这是因为在真正训练过程中x.shape[0]是确定的就是batch size,但是在导出模型的时候x.shape[0]为-1,这是reshape接收的是[-1, -1]，这样必然会报错，随后需要修改代码。这行代码的目的是想将输出的特征图转换为一维向量(不包含batch维度)，由于原数据形状有5个维度，所以改为：

x = x.reshape([x.shape[0], x.shape[1] * x.shape[2] * x.shape[3] * x.shape[4]])

这样就可以顺利的导出模型。

在tsn_clshead.py中，使用fcn_test模式，需要将Linear的参数复制到Conv3D的参数中，可使用paddle.nn.initializer.Assign接口接收Linear的参数创建一个initializer。然后就可以使用正常初始化参数方法来初始化Conv3D的参数，完成参数复制。

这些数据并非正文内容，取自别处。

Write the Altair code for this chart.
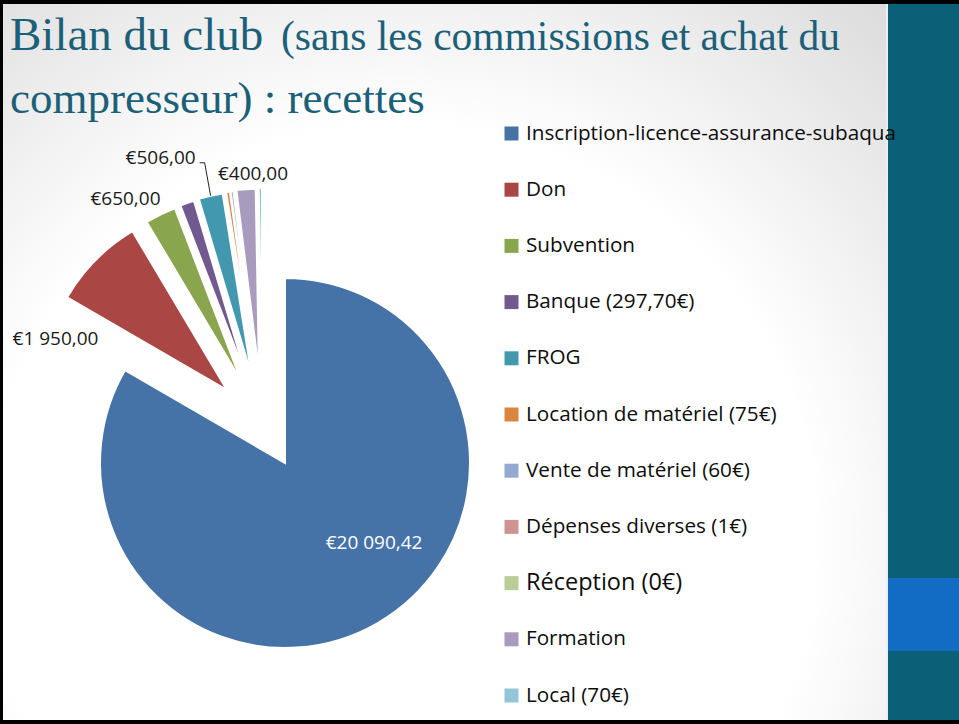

相关代码如下：

# Linear层
self.new_fc = nn.Linear(self.in_channels, self.num_classes)

# Conv3D层
self.new_cls = nn.Conv3D(
                    self.in_channels,
                    self.num_classes,
                    1, 1, 0)
                    
# 初始化Conv3D参数                    
weight = self.new_fc.weight.unsqueeze(-1).unsqueeze(-1).unsqueeze(-1)
weight = paddle.transpose(weight, [1, 0, 2, 3, 4])
initializer = paddle.nn.initializer.Assign(weight)
initializer(self.new_cls.weight)
initializer = paddle.nn.initializer.Assign(self.new_fc.bias)
initializer(self.new_cls.bias)

以上就是在复现过程中遇到的主要问题，如果同学们在复现过程遇到类似问题，也可以参考此方案解决问题。